BOISE, Idaho — New legislation hopes to bring closure to a multiyear push from Idaho lawmakers to revise the state's education content standards.
Initially, the Gem State only implemented math and English language arts standards. Since then, lawmakers have expanded the criteria to include concepts like science, humanities and physical education. According to the State Department of Education, the standards are "a minimum threshold" that public school students must meet to graduate. While each school district chooses its curriculum — how standards are taught — they must meet the baseline expectations.
Still, the standards are not universally supported by Idaho lawmakers. In just the last two years, legislators have adamantly pushed to remove and modify the content standards.
Following the House Education Committee's repeal of the criteria, lawmakers have launched several bicameral initiatives taking a red pen to unfavorable guidelines. The efforts led to lawmakers sending the State Board of Education a list of recommendations for new content standards in 2020.
"Over the last two years, this committee and the senate (have) reviewed those standards and come up with what we believe are better Idaho standards, and replace the standards that would be rejected in the resolution," Clow said this week.
However, the SBOE has not adopted or attempted to revamp the standards since — leading House Education Committee Chairman Rep. Lance Clow to bring forward two new pieces of legislation this session.

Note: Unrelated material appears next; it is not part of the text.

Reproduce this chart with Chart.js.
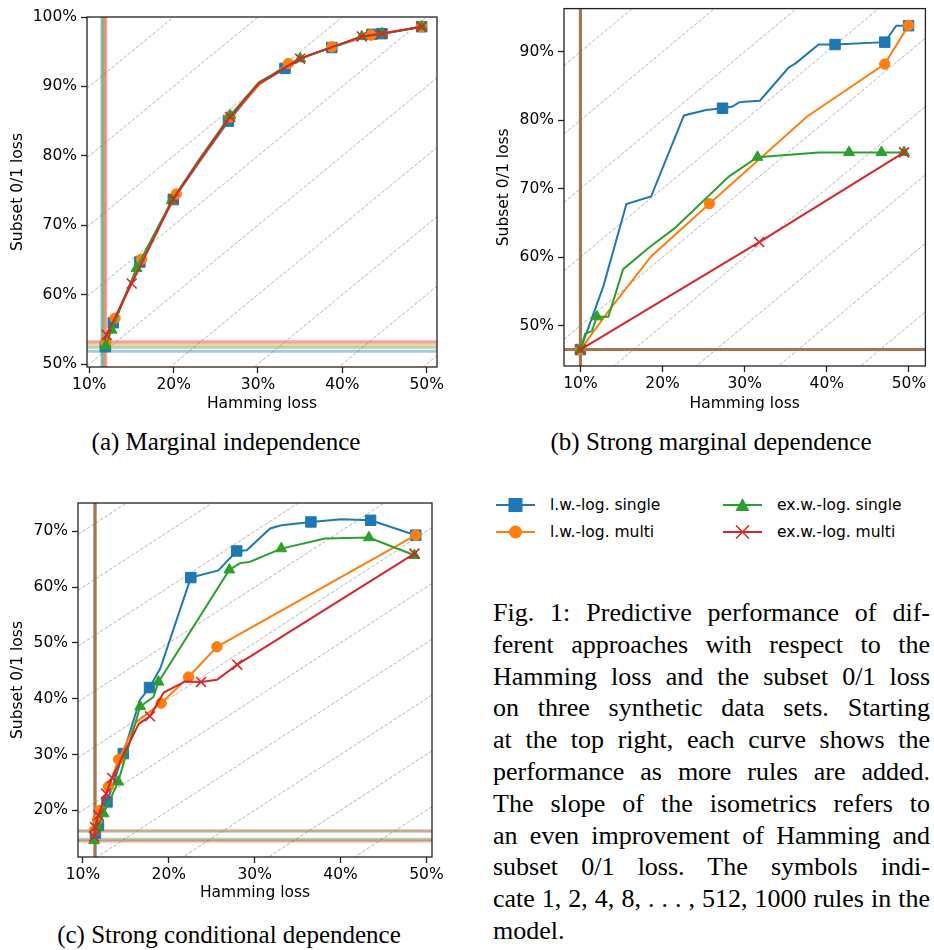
<!DOCTYPE html>
<html>
<head>
<meta charset="utf-8">
<script src="https://cdn.jsdelivr.net/npm/chart.js@4"></script>
<style>
  body { margin: 0; background: #fff; }
  #page { position: relative; width: 934px; height: 950px; overflow: hidden; background: #fff; }
  .panel { position: absolute; }
  .sub { position: absolute; font-family: "Liberation Serif", "DejaVu Serif", serif; font-size: 25px;
         color: #000; white-space: nowrap; transform: translate(-50%, -50%); }
  #legend { position: absolute; left: 0; top: 0; font-family: "DejaVu Sans", sans-serif; font-size: 15.5px; }
  .item { position: absolute; height: 20px; display: flex; align-items: center; white-space: nowrap; }
  .item svg { margin-right: 15px; }
  #caption { position: absolute; left: 493px; top: 597px; width: 437px;
             font-family: "Liberation Serif", "DejaVu Serif", serif; font-size: 26px; line-height: 31.8px; color: #000; }
  #caption div { text-align: justify; text-align-last: justify; white-space: nowrap; }
  #caption div.last { text-align-last: left; }
</style>
</head>
<body>
<div id="page">
  <canvas id="chartA" class="panel" style="left:0;top:0" width="467" height="420"></canvas>
  <canvas id="chartB" class="panel" style="left:467px;top:0" width="467" height="420"></canvas>
  <canvas id="chartC" class="panel" style="left:0;top:480px" width="467" height="430"></canvas>
  <div class="sub" style="left:226px;top:442px">(a) Marginal independence</div>
  <div class="sub" style="left:711px;top:442px">(b) Strong marginal dependence</div>
  <div class="sub" style="left:229px;top:935px">(c) Strong conditional dependence</div>
  <div id="legend"></div>
  <div id="caption">
    <div>Fig. 1: Predictive performance of dif-</div>
    <div>ferent approaches with respect to the</div>
    <div>Hamming loss and the subset 0/1 loss</div>
    <div>on three synthetic data sets. Starting</div>
    <div>at the top right, each curve shows the</div>
    <div>performance as more rules are added.</div>
    <div>The slope of the isometrics refers to</div>
    <div>an even improvement of Hamming and</div>
    <div>subset 0/1 loss. The symbols indi-</div>
    <div>cate 1, 2, 4, 8, . . . , 512, 1000 rules in the</div>
    <div class="last">model.</div>
  </div>
</div>
<script>
// series (same order in every panel)
const seriesNames = ["l.w.-log. single", "l.w.-log. multi", "ex.w.-log. single", "ex.w.-log. multi"];
const seriesColors = ["#1f77b4", "#ff7f0e", "#2ca02c", "#d62728"];
const seriesMarkers = ["rect", "circle", "triangle", "crossRot"];
const markerRadius = [7.4, 5.2, 6.3, 7];

// ticks (percent)
const xTicks = [10, 20, 30, 40, 50];
const yTicksA = [50, 60, 70, 80, 90, 100];
const yTicksB = [50, 60, 70, 80, 90];
const yTicksC = [20, 30, 40, 50, 60, 70];

// isometrics: subset = hamming + offset
const isoOffsets = [-40, -30, -20, -10, 0, 10, 20, 30, 40, 50, 60, 70, 80, 90];

// points: [hamming loss %, subset 0/1 loss %, 1 = symbol shown]
// (a) Marginal independence
const aSingleLW = [[49.4,98.6,1],[44.7,97.6,1],[43.5,97.5,1],[38.75,95.6,1],[36,94.5,0],[33.2,92.6,1],[30.1,90.3,0],
  [26.5,85.0,1],[23.1,79.2,0],[19.96,73.7,1],[16.0,64.7,1],[12.85,55.95,1],[11.9,52.5,1]];
const aMultiLW = [[49.4,98.6,1],[43.4,97.4,1],[38.75,95.7,1],[33.6,93.3,1],[30.1,90.2,0],[26.7,85.6,1],
  [23.1,79.3,0],[20.3,74.5,1],[16.2,65.1,1],[13.05,56.6,1],[11.95,53.1,1]];
const aSingleEW = [[49.4,98.6,1],[44.7,97.6,1],[42.3,97.2,1],[35.0,94.0,1],[30.1,90.6,0],[26.7,85.8,1],
  [23.1,79.6,0],[19.8,73.6,1],[15.6,63.8,1],[12.65,54.9,1],[11.95,52.6,1]];
const aMultiEW = [[49.4,98.6,1],[44.7,97.6,1],[42.3,97.2,1],[35.0,94.0,1],[30.1,90.4,0],[26.7,85.6,1],
  [23.1,79.4,0],[19.96,73.8,1],[15.03,61.6,1],[12.06,54.2,1],[11.8,53.4,0]];
const aBestHam = [11.5, 11.8, 11.6, 11.95];
const aBestSub = [51.85, 52.85, 52.4, 53.2];

// (b) Strong marginal dependence
const bSingleLW = [[49.95,93.8,1],[48.45,93.8,0],[47.05,91.4,1],[41.0,91.05,1],[39.0,91.05,0],[36.2,88.3,0],
  [35.35,87.7,0],[31.85,82.85,0],[29.9,82.7,0],[29.3,82.6,0],[28.5,82.0,0],[27.3,81.75,1],[25.3,81.5,0],
  [22.6,80.7,0],[18.6,68.85,0],[15.6,67.75,0],[12.78,55.7,0],[10,46.5,1]];
const bMultiLW = [[49.95,93.85,1],[47.05,88.2,1],[37.6,80.55,0],[25.7,67.8,1],[18.6,60.1,0],[13.6,52.4,0],[10,46.5,1]];
const bSingleEW = [[49.4,75.3,1],[46.65,75.3,1],[42.7,75.3,1],[39.0,75.3,0],[31.55,74.6,1],[28.1,71.8,0],
  [21.45,64.2,0],[18.4,61.45,0],[15.2,58.25,0],[13.4,51.3,0],[12.0,51.3,1],[11.4,49.2,0],[10.57,48.8,0],[10,46.5,1]];
const bMultiEW = [[49.4,75.3,1],[31.77,62.2,1],[10,46.5,1]];
const bBestHam = [10, 10, 10, 10];
const bBestSub = [46.5, 46.5, 46.5, 46.5];

// (c) Strong conditional dependence
const cSingleLW = [[48.76,69.3,1],[43.5,71.97,1],[40.1,72.15,0],[36.55,71.67,1],[33.1,71.07,0],[31.8,70.5,0],
  [29.07,66.6,0],[27.9,66.47,1],[25.77,63.0,0],[22.56,61.7,1],[19.0,45.4,0],[17.75,42.0,1],[16.6,39.7,0],
  [14.7,30.16,1],[12.8,21.5,1],[11.8,17.3,1],[11.45,15.9,1]];
const cMultiLW = [[48.76,69.3,1],[25.6,49.3,1],[22.3,43.9,1],[19.1,39.2,1],[16.2,35.8,0],[14.15,29.1,1],
  [12.98,24.3,1],[12.0,20.0,1],[11.7,18.3,1],[11.35,16.4,1]];
const cSingleEW = [[48.6,65.7,1],[43.3,68.87,1],[38.2,68.7,0],[33.1,66.9,1],[29.4,64.5,0],[28.3,64.3,0],
  [27.05,63.1,1],[18.8,43.0,1],[18.2,40.3,0],[16.66,38.6,1],[14.1,25.1,1],[12.4,19.4,1],[11.7,17.0,1],[11.3,14.6,1]];
const cMultiEW = [[48.6,66.0,1],[27.97,46.1,1],[25.6,43.4,0],[23.75,43.0,1],[21.9,43.1,0],[19.4,41.1,0],
  [17.8,36.85,1],[16.5,35.5,0],[13.4,25.8,1],[12.7,23.0,1],[11.8,19.1,1],[11.4,17.0,1],[11.3,15.3,1]];
const cBestHam = [11.4, 11.4, 11.4, 11.4];
const cBestSub = [16.3, 16.3, 14.8, 14.5];

Chart.defaults.font.family = "'DejaVu Sans', sans-serif";
Chart.defaults.font.size = 15.5;
Chart.defaults.color = "#000";

const framePlugin = {
  id: "frame",
  afterDatasetsDraw(chart) {
    const { ctx, chartArea: a } = chart;
    ctx.save();
    ctx.strokeStyle = "#222";
    ctx.lineWidth = 1.3;
    ctx.strokeRect(a.left, a.top, a.right - a.left, a.bottom - a.top);
    ctx.restore();
  },
};

function hexAlpha(hex, a) {
  const n = parseInt(hex.slice(1), 16);
  return `rgba(${n >> 16}, ${(n >> 8) & 255}, ${n & 255}, ${a})`;
}

function curveDataset(points, i) {
  return {
    data: points.map((p) => ({ x: p[0], y: p[1] })),
    showLine: true,
    borderColor: seriesColors[i],
    borderWidth: 2,
    pointStyle: seriesMarkers[i],
    pointRadius: points.map((p) => (p[2] ? markerRadius[i] : 0)),
    pointBackgroundColor: seriesColors[i],
    pointBorderColor: seriesColors[i],
    pointBorderWidth: i === 3 ? 1.6 : 1,
    order: 4 - i,
  };
}

function renderPanel(id, curves, bestHam, bestSub, xr, yr, yTicks, box) {
  const datasets = [];
  isoOffsets.forEach((c) => {
    datasets.push({
      data: [{ x: xr[0], y: xr[0] + c }, { x: xr[1], y: xr[1] + c }],
      showLine: true, borderColor: "rgba(128,128,128,0.6)", borderWidth: 1,
      borderDash: [3.5, 1.8], pointRadius: 0, clip: 0, order: 20,
    });
  });
  // best values, red drawn last (on top) like the original
  seriesColors.forEach((col, i) => {
    const ord = 13 - i;
    datasets.push({
      data: [{ x: bestHam[i], y: yr[0] }, { x: bestHam[i], y: yr[1] }],
      showLine: true, borderColor: hexAlpha(col, 0.4), borderWidth: 3, pointRadius: 0, clip: 0, order: ord,
    });
    datasets.push({
      data: [{ x: xr[0], y: bestSub[i] }, { x: xr[1], y: bestSub[i] }],
      showLine: true, borderColor: hexAlpha(col, 0.4), borderWidth: 3, pointRadius: 0, clip: 0, order: ord,
    });
  });
  curves.forEach((pts, i) => datasets.push(curveDataset(pts, i)));

  const tickGrid = { drawOnChartArea: false, drawTicks: true, tickLength: 6, tickColor: "#222", tickWidth: 1.3 };
  return new Chart(document.getElementById(id), {
    type: "scatter",
    data: { datasets },
    plugins: [framePlugin],
    options: {
      responsive: false,
      animation: false,
      events: [],
      layout: { padding: { left: 0, top: box.top, right: box.right, bottom: 0 } },
      plugins: { legend: { display: false }, tooltip: { enabled: false } },
      scales: {
        x: {
          type: "linear", min: xr[0], max: xr[1],
          grid: tickGrid, border: { display: false },
          ticks: { padding: 3, callback: (v) => v + "%" },
          afterBuildTicks: (s) => { s.ticks = xTicks.map((v) => ({ value: v })); },
          afterFit: (s) => { s.height = box.xAxisH; s.paddingLeft = 0; s.paddingRight = 0; },
          title: { display: true, text: "Hamming loss", padding: { top: 0, bottom: box.xTitlePad } },
        },
        y: {
          type: "linear", min: yr[0], max: yr[1],
          grid: tickGrid, border: { display: false },
          ticks: { padding: 4, callback: (v) => v + "%" },
          afterBuildTicks: (s) => { s.ticks = yTicks.map((v) => ({ value: v })); },
          afterFit: (s) => { s.width = box.yAxisW; s.paddingTop = 0; s.paddingBottom = 0; },
          title: { display: true, text: "Subset 0/1 loss", padding: { top: box.yTitlePad, bottom: 0 } },
        },
      },
    },
  });
}

renderPanel("chartA", [aSingleLW, aMultiLW, aSingleEW, aMultiEW], aBestHam, aBestSub,
  [9.73, 51.22], [49.57, 100], yTicksA, { top: 17, right: 30, yAxisW: 87, xAxisH: 53, yTitlePad: 8.7, xTitlePad: 6.7 });
renderPanel("chartB", [bSingleLW, bMultiLW, bSingleEW, bMultiEW], bBestHam, bBestSub,
  [8.0, 52.0], [44.1, 96.3], yTicksB, { top: 2, right: 6, yAxisW: 97, xAxisH: 54, yTitlePad: 27.4, xTitlePad: 6.4 });
renderPanel("chartC", [cSingleLW, cMultiLW, cSingleEW, cMultiEW], cBestHam, cBestSub,
  [9.42, 50.65], [11.63, 75.07], yTicksC, { top: 23, right: 35, yAxisW: 78, xAxisH: 53, yTitlePad: 9, xTitlePad: 7.4 });

// legend
const legendPos = [[496, 495], [496, 522], [723, 495], [723, 522]];
function legendIcon(i) {
  const c = seriesColors[i];
  let m = "";
  if (i === 0) m = `<rect x="12.5" y="3" width="14" height="14" fill="${c}"/>`;
  if (i === 1) m = `<circle cx="19.5" cy="10" r="6.5" fill="${c}"/>`;
  if (i === 2) m = `<polygon points="19.5,3 26.5,16 12.5,16" fill="${c}"/>`;
  if (i === 3) m = `<path d="M13 3.5 L26 16.5 M26 3.5 L13 16.5" stroke="${c}" stroke-width="1.6"/>`;
  return `<svg width="39" height="20"><line x1="0" y1="10" x2="39" y2="10" stroke="${c}" stroke-width="2"/>${m}</svg>`;
}
document.getElementById("legend").innerHTML = seriesNames
  .map((n, i) => `<div class="item" style="left:${legendPos[i][0]}px;top:${legendPos[i][1]}px">${legendIcon(i)}<span>${n}</span></div>`)
  .join("");
</script>
</body>
</html>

The two-part legislation includes:
- A bill that would direct the SBOE to adopt or incorporate the legislature's recommended standards drafted in 2020 and 2021
- A concurrent resolution that would nullify the current standards in English language arts, math and science
If passed, the legislation would go into effect on July 1. According to online copies of Clow's legislation, school districts would have until 2024 to implement a new curriculum aligned with the updated standards.
The House Education Committee is expected to discuss the legislation in a full public hearing sometime this month.
Part of the debate over the Idaho Content Standards is that lawmakers believe it is "unbalanced," too complex, or influenced by "politicized" topics. Frequently, legislators have criticized math standards because parents say they cannot help their children with homework.
"One of the problems with the Common Core standards, in my opinion, isn't so much the standards themselves," Clow said. "(It is) the methodology and the assumption about how they're used."
In committee, Clow said he has heard from parents who see their children attempting to solve math problems using various new methods that inspire more confusion than success. Clow believes that students would be more perceptive to "the old algorithm methods" instead.
"Common Core says you need to teach kids all these methods, which causes them to spend a lot of time learning how to do different forms of division," he said. "If they master one quickly, let them move on. In a test, they should be required to show all the different methods."
Democratic Rep. Steve Birch from Boise has repeatedly expressed concerns about repealing the standards. In a meeting, he pointed out that the legislature needs to ensure new standards are already in place before removing past drafts — otherwise, it could impact Idaho's federal education funding.
"My concern is, if one of these passes and the other doesn't pass the legislature, then all we have is the rejection of everything," Birch said. "I just can't bring myself to support rejecting all standards, which if it were the only piece of legislation that passed the body, I think would be a real disservice to the state."
Republican Rep. Barbara Ehardt from Idaho Falls, who has participated in the standard repeal process for nearly three years, said action is necessary.
"We've pushed forward with an understanding that there needed to be changed," she said. "I think it's important that those in the audience understand this is what we hear over and over from our constituents. This is not something that we enter into lightly."
However, Democratic Rep. Sally Toone from Gooding said she has heard from several educators that changing the standards would force districts to implement the new, unfamiliar curriculum.
"I have heard from some educators, I've talked with my superintendent, and they're very concerned," she said. "A lot of these teachers have put in hours and hours of time getting their curriculum ready."